— BEGIN Supplied material —

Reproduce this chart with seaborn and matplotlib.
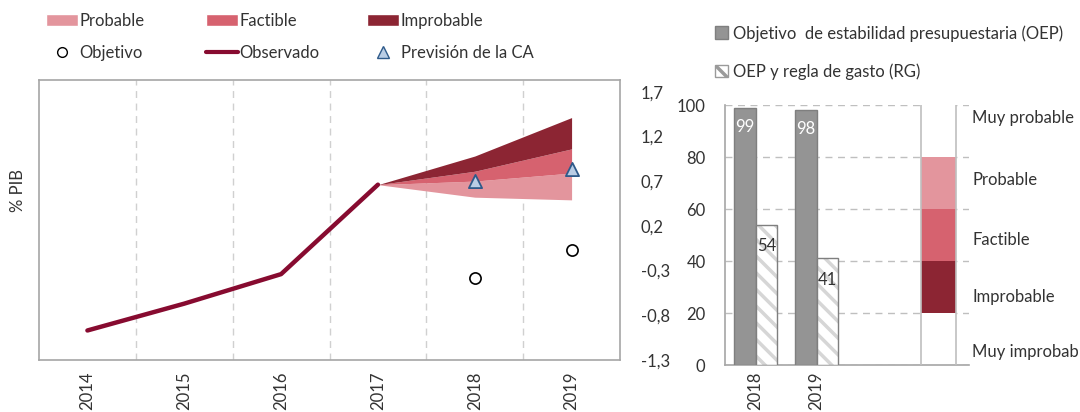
import numpy as np
import pandas as pd
import matplotlib
matplotlib.use("Agg")
import matplotlib.pyplot as plt
import seaborn as sns
from matplotlib.patches import Patch
from matplotlib.lines import Line2D

# ---------------- data ----------------
years = [2014, 2015, 2016, 2017, 2018, 2019]
observado = [-0.97, -0.67, -0.34, 0.66]
fan_years = [2017, 2018, 2019]
fan_low = [0.66, 0.52, 0.49]
fan_probable = [0.66, 0.70, 0.79]
fan_factible = [0.66, 0.81, 1.06]
fan_improbable = [0.66, 0.98, 1.41]
obj_years = [2018, 2019]
objetivo = [-0.38, -0.07]
prevision = [0.70, 0.84]
left_yticks = [-1.3, -0.8, -0.3, 0.2, 0.7, 1.2, 1.7]

bar_years = ["2018", "2019"]
oep = [99, 98]
rg = [54, 41]
scale_edges = [0, 20, 40, 60, 80, 100]
scale_labels = ["Muy improbable", "Improbable", "Factible", "Probable", "Muy probable"]

# layout: vertical placement of the scale labels (axis units)
scale_label_y = [5, 26, 48, 71, 95]

C_PROB = "#E3959D"
C_FACT = "#D6626F"
C_IMPR = "#8C2533"
C_OBS = "#870B30"
C_GRID = "#D0D0D0"
C_SPINE = "#A6A6A6"
C_TEXT = "#333333"
C_HATCH = "#D6D6D6"

sns.set_theme(style="white")
plt.rcParams["font.family"] = ["Lato", "DejaVu Sans"]
plt.rcParams["text.color"] = C_TEXT
plt.rcParams["axes.labelcolor"] = C_TEXT
plt.rcParams["xtick.color"] = C_TEXT
plt.rcParams["ytick.color"] = C_TEXT
plt.rcParams["hatch.color"] = C_HATCH
plt.rcParams["hatch.linewidth"] = 2.5

fig = plt.figure(figsize=(10.8, 4.12), dpi=100)

# ---------------- left chart ----------------
ax = fig.add_axes([39/1080, 1-360/412, (620-39)/1080, (360-80)/412])
ax.fill_between(fan_years, fan_low, fan_probable, color=C_PROB, lw=0, zorder=2)
ax.fill_between(fan_years, fan_probable, fan_factible, color=C_FACT, lw=0, zorder=2)
ax.fill_between(fan_years, fan_factible, fan_improbable, color=C_IMPR, lw=0, zorder=2)

df_obs = pd.DataFrame({"year": years[:len(observado)], "val": observado})
sns.lineplot(data=df_obs, x="year", y="val", color=C_OBS, lw=3.2, ax=ax, zorder=3)
sns.scatterplot(x=obj_years, y=objetivo, marker="o", s=65, facecolor="white",
                edgecolor="black", linewidth=1.2, ax=ax, zorder=4)
sns.scatterplot(x=obj_years, y=prevision, marker="^", s=90, facecolor="#B9CDE5",
                edgecolor="#2E5A8A", linewidth=1.3, ax=ax, zorder=4)

ax.set_xlim(2013.5, 2019.5)
ax.set_ylim(-1.3, 1.83)
ax.set_xticks(years)
ax.set_xticklabels([str(y) for y in years], rotation=90, fontsize=12)
ax.set_xticks([y + 0.5 for y in years[:-1]], minor=True)
ax.grid(False)
ax.grid(True, which="minor", axis="x", color=C_GRID, ls=(0, (5, 4)), lw=1)
ax.yaxis.tick_right()
ax.set_yticks(left_yticks)
ax.set_yticklabels([f"{v:.1f}".replace(".", ",") for v in left_yticks], fontsize=12)
ax.tick_params(axis="y", length=0, pad=15)
ax.tick_params(axis="x", which="both", length=0, pad=8)
ax.set_xlabel("")
ax.set_ylabel("")
for s in ax.spines.values():
    s.set_color(C_SPINE)
    s.set_linewidth(1.2)
fig.text(18/1080, 1-190/412, "% PIB", rotation=90, ha="center", va="center", fontsize=12)

# legends (three columns)
leg_kw = dict(frameon=False, fontsize=12, handletextpad=0.12, labelspacing=0.95,
              borderpad=0, borderaxespad=0, loc="upper left", handlelength=1.9)
h1 = [Patch(facecolor=C_PROB), Line2D([], [], marker="o", ls="none", mfc="white", mec="black", ms=7)]
h2 = [Patch(facecolor=C_FACT), Line2D([], [], color=C_OBS, lw=3)]
h3 = [Patch(facecolor=C_IMPR), Line2D([], [], marker="^", ls="none", mfc="#B9CDE5", mec="#2E5A8A", ms=8)]
fig.legend(h1, ["Probable", "Objetivo"], bbox_to_anchor=(46/1080, 1-13/412), **leg_kw)
fig.legend(h2, ["Factible", "Observado"], bbox_to_anchor=(206/1080, 1-13/412), **leg_kw)
fig.legend(h3, ["Improbable", "Previsión de la CA"], bbox_to_anchor=(367/1080, 1-13/412), **leg_kw)

# ---------------- right chart ----------------
ax2 = fig.add_axes([725/1080, 1-365/412, (969-725)/1080, (365-105)/412])
xpos = np.arange(len(bar_years))
bw = 0.36
ax2.bar(xpos - bw/2, oep, width=bw, color="#949494", edgecolor="#7F7F7F", lw=1, zorder=3)
ax2.bar(xpos + bw/2, rg, width=bw, color="white", edgecolor=C_HATCH, lw=0,
        hatch="\\\\", zorder=3)
ax2.bar(xpos + bw/2, rg, width=bw, fill=False, edgecolor="#7F7F7F", lw=1, zorder=3.5)
for x, v in zip(xpos, oep):
    ax2.annotate(str(v), (x - bw/2, v), xytext=(0, -8), textcoords="offset points",
                 ha="center", va="top", color="white", fontsize=12, zorder=5)
for x, v in zip(xpos, rg):
    ax2.annotate(str(v), (x + bw/2, v), xytext=(0, -10), textcoords="offset points",
                 ha="center", va="top", color=C_TEXT, fontsize=12, zorder=5)

# probability scale column
scale_x = 3
scale_colors = ["white", C_IMPR, C_FACT, C_PROB, "white"]
for lo, hi, col in zip(scale_edges[:-1], scale_edges[1:], scale_colors):
    ax2.bar(scale_x, hi - lo, bottom=lo, width=0.56, color=col, lw=0, zorder=2)
ax2.vlines([scale_x - 0.28, scale_x + 0.28], 0, 100, color="#BFBFBF", lw=1.2, zorder=3)
for yy, lab in zip(scale_label_y, scale_labels):
    ax2.text(3.55, yy, lab, ha="left", va="center", fontsize=12, clip_on=False)

ax2.set_xlim(-0.5, 3.5)
ax2.set_ylim(0, 100)
ax2.set_yticks([0, 20, 40, 60, 80, 100])
ax2.set_yticklabels(["0", "20", "40", "60", "80", "100"], fontsize=12)
ax2.set_xticks(xpos)
ax2.set_xticklabels(bar_years, rotation=90, fontsize=12)
ax2.tick_params(axis="both", length=0)
ax2.tick_params(axis="y", pad=14)
ax2.tick_params(axis="x", pad=5)
ax2.grid(False)
ax2.grid(True, axis="y", color="#BFBFBF", ls=(0, (5, 4)), lw=1, zorder=0)
ax2.set_axisbelow(True)
for s in ["top", "right"]:
    ax2.spines[s].set_visible(False)
for s in ["left", "bottom"]:
    ax2.spines[s].set_color(C_SPINE)
    ax2.spines[s].set_linewidth(1.2)

hr = [Patch(facecolor="#949494", edgecolor="#7F7F7F"),
      Patch(facecolor="white", edgecolor="#9A9A9A", hatch="\\\\")]
fig.legend(hr, ["Objetivo  de estabilidad presupuestaria (OEP)", "OEP y regla de gasto (RG)"],
           bbox_to_anchor=(715/1080, 1-25/412), loc="upper left", frameon=False,
           fontsize=12, handlelength=0.8, handleheight=0.8, handletextpad=0.3,
           labelspacing=1.3, borderpad=0, borderaxespad=0)

fig.savefig("out.png", dpi=100)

— END Supplied material —

● **Aim of the exercise**:
Give the material again exactly as it is, but keep the pictures out.

● **Output**:
Reproduce this chart with seaborn and matplotlib.
import numpy as np
import pandas as pd
import matplotlib
matplotlib.use("Agg")
import matplotlib.pyplot as plt
import seaborn as sns
from matplotlib.patches import Patch
from matplotlib.lines import Line2D

# ---------------- data ----------------
years = [2014, 2015, 2016, 2017, 2018, 2019]
observado = [-0.97, -0.67, -0.34, 0.66]
fan_years = [2017, 2018, 2019]
fan_low = [0.66, 0.52, 0.49]
fan_probable = [0.66, 0.70, 0.79]
fan_factible = [0.66, 0.81, 1.06]
fan_improbable = [0.66, 0.98, 1.41]
obj_years = [2018, 2019]
objetivo = [-0.38, -0.07]
prevision = [0.70, 0.84]
left_yticks = [-1.3, -0.8, -0.3, 0.2, 0.7, 1.2, 1.7]

bar_years = ["2018", "2019"]
oep = [99, 98]
rg = [54, 41]
scale_edges = [0, 20, 40, 60, 80, 100]
scale_labels = ["Muy improbable", "Improbable", "Factible", "Probable", "Muy probable"]

# layout: vertical placement of the scale labels (axis units)
scale_label_y = [5, 26, 48, 71, 95]

C_PROB = "#E3959D"
C_FACT = "#D6626F"
C_IMPR = "#8C2533"
C_OBS = "#870B30"
C_GRID = "#D0D0D0"
C_SPINE = "#A6A6A6"
C_TEXT = "#333333"
C_HATCH = "#D6D6D6"

sns.set_theme(style="white")
plt.rcParams["font.family"] = ["Lato", "DejaVu Sans"]
plt.rcParams["text.color"] = C_TEXT
plt.rcParams["axes.labelcolor"] = C_TEXT
plt.rcParams["xtick.color"] = C_TEXT
plt.rcParams["ytick.color"] = C_TEXT
plt.rcParams["hatch.color"] = C_HATCH
plt.rcParams["hatch.linewidth"] = 2.5

fig = plt.figure(figsize=(10.8, 4.12), dpi=100)

# ---------------- left chart ----------------
ax = fig.add_axes([39/1080, 1-360/412, (620-39)/1080, (360-80)/412])
ax.fill_between(fan_years, fan_low, fan_probable, color=C_PROB, lw=0, zorder=2)
ax.fill_between(fan_years, fan_probable, fan_factible, color=C_FACT, lw=0, zorder=2)
ax.fill_between(fan_years, fan_factible, fan_improbable, color=C_IMPR, lw=0, zorder=2)

df_obs = pd.DataFrame({"year": years[:len(observado)], "val": observado})
sns.lineplot(data=df_obs, x="year", y="val", color=C_OBS, lw=3.2, ax=ax, zorder=3)
sns.scatterplot(x=obj_years, y=objetivo, marker="o", s=65, facecolor="white",
                edgecolor="black", linewidth=1.2, ax=ax, zorder=4)
sns.scatterplot(x=obj_years, y=prevision, marker="^", s=90, facecolor="#B9CDE5",
                edgecolor="#2E5A8A", linewidth=1.3, ax=ax, zorder=4)

ax.set_xlim(2013.5, 2019.5)
ax.set_ylim(-1.3, 1.83)
ax.set_xticks(years)
ax.set_xticklabels([str(y) for y in years], rotation=90, fontsize=12)
ax.set_xticks([y + 0.5 for y in years[:-1]], minor=True)
ax.grid(False)
ax.grid(True, which="minor", axis="x", color=C_GRID, ls=(0, (5, 4)), lw=1)
ax.yaxis.tick_right()
ax.set_yticks(left_yticks)
ax.set_yticklabels([f"{v:.1f}".replace(".", ",") for v in left_yticks], fontsize=12)
ax.tick_params(axis="y", length=0, pad=15)
ax.tick_params(axis="x", which="both", length=0, pad=8)
ax.set_xlabel("")
ax.set_ylabel("")
for s in ax.spines.values():
    s.set_color(C_SPINE)
    s.set_linewidth(1.2)
fig.text(18/1080, 1-190/412, "% PIB", rotation=90, ha="center", va="center", fontsize=12)

# legends (three columns)
leg_kw = dict(frameon=False, fontsize=12, handletextpad=0.12, labelspacing=0.95,
              borderpad=0, borderaxespad=0, loc="upper left", handlelength=1.9)
h1 = [Patch(facecolor=C_PROB), Line2D([], [], marker="o", ls="none", mfc="white", mec="black", ms=7)]
h2 = [Patch(facecolor=C_FACT), Line2D([], [], color=C_OBS, lw=3)]
h3 = [Patch(facecolor=C_IMPR), Line2D([], [], marker="^", ls="none", mfc="#B9CDE5", mec="#2E5A8A", ms=8)]
fig.legend(h1, ["Probable", "Objetivo"], bbox_to_anchor=(46/1080, 1-13/412), **leg_kw)
fig.legend(h2, ["Factible", "Observado"], bbox_to_anchor=(206/1080, 1-13/412), **leg_kw)
fig.legend(h3, ["Improbable", "Previsión de la CA"], bbox_to_anchor=(367/1080, 1-13/412), **leg_kw)

# ---------------- right chart ----------------
ax2 = fig.add_axes([725/1080, 1-365/412, (969-725)/1080, (365-105)/412])
xpos = np.arange(len(bar_years))
bw = 0.36
ax2.bar(xpos - bw/2, oep, width=bw, color="#949494", edgecolor="#7F7F7F", lw=1, zorder=3)
ax2.bar(xpos + bw/2, rg, width=bw, color="white", edgecolor=C_HATCH, lw=0,
        hatch="\\\\", zorder=3)
ax2.bar(xpos + bw/2, rg, width=bw, fill=False, edgecolor="#7F7F7F", lw=1, zorder=3.5)
for x, v in zip(xpos, oep):
    ax2.annotate(str(v), (x - bw/2, v), xytext=(0, -8), textcoords="offset points",
                 ha="center", va="top", color="white", fontsize=12, zorder=5)
for x, v in zip(xpos, rg):
    ax2.annotate(str(v), (x + bw/2, v), xytext=(0, -10), textcoords="offset points",
                 ha="center", va="top", color=C_TEXT, fontsize=12, zorder=5)

# probability scale column
scale_x = 3
scale_colors = ["white", C_IMPR, C_FACT, C_PROB, "white"]
for lo, hi, col in zip(scale_edges[:-1], scale_edges[1:], scale_colors):
    ax2.bar(scale_x, hi - lo, bottom=lo, width=0.56, color=col, lw=0, zorder=2)
ax2.vlines([scale_x - 0.28, scale_x + 0.28], 0, 100, color="#BFBFBF", lw=1.2, zorder=3)
for yy, lab in zip(scale_label_y, scale_labels):
    ax2.text(3.55, yy, lab, ha="left", va="center", fontsize=12, clip_on=False)

ax2.set_xlim(-0.5, 3.5)
ax2.set_ylim(0, 100)
ax2.set_yticks([0, 20, 40, 60, 80, 100])
ax2.set_yticklabels(["0", "20", "40", "60", "80", "100"], fontsize=12)
ax2.set_xticks(xpos)
ax2.set_xticklabels(bar_years, rotation=90, fontsize=12)
ax2.tick_params(axis="both", length=0)
ax2.tick_params(axis="y", pad=14)
ax2.tick_params(axis="x", pad=5)
ax2.grid(False)
ax2.grid(True, axis="y", color="#BFBFBF", ls=(0, (5, 4)), lw=1, zorder=0)
ax2.set_axisbelow(True)
for s in ["top", "right"]:
    ax2.spines[s].set_visible(False)
for s in ["left", "bottom"]:
    ax2.spines[s].set_color(C_SPINE)
    ax2.spines[s].set_linewidth(1.2)

hr = [Patch(facecolor="#949494", edgecolor="#7F7F7F"),
      Patch(facecolor="white", edgecolor="#9A9A9A", hatch="\\\\")]
fig.legend(hr, ["Objetivo  de estabilidad presupuestaria (OEP)", "OEP y regla de gasto (RG)"],
           bbox_to_anchor=(715/1080, 1-25/412), loc="upper left", frameon=False,
           fontsize=12, handlelength=0.8, handleheight=0.8, handletextpad=0.3,
           labelspacing=1.3, borderpad=0, borderaxespad=0)

fig.savefig("out.png", dpi=100)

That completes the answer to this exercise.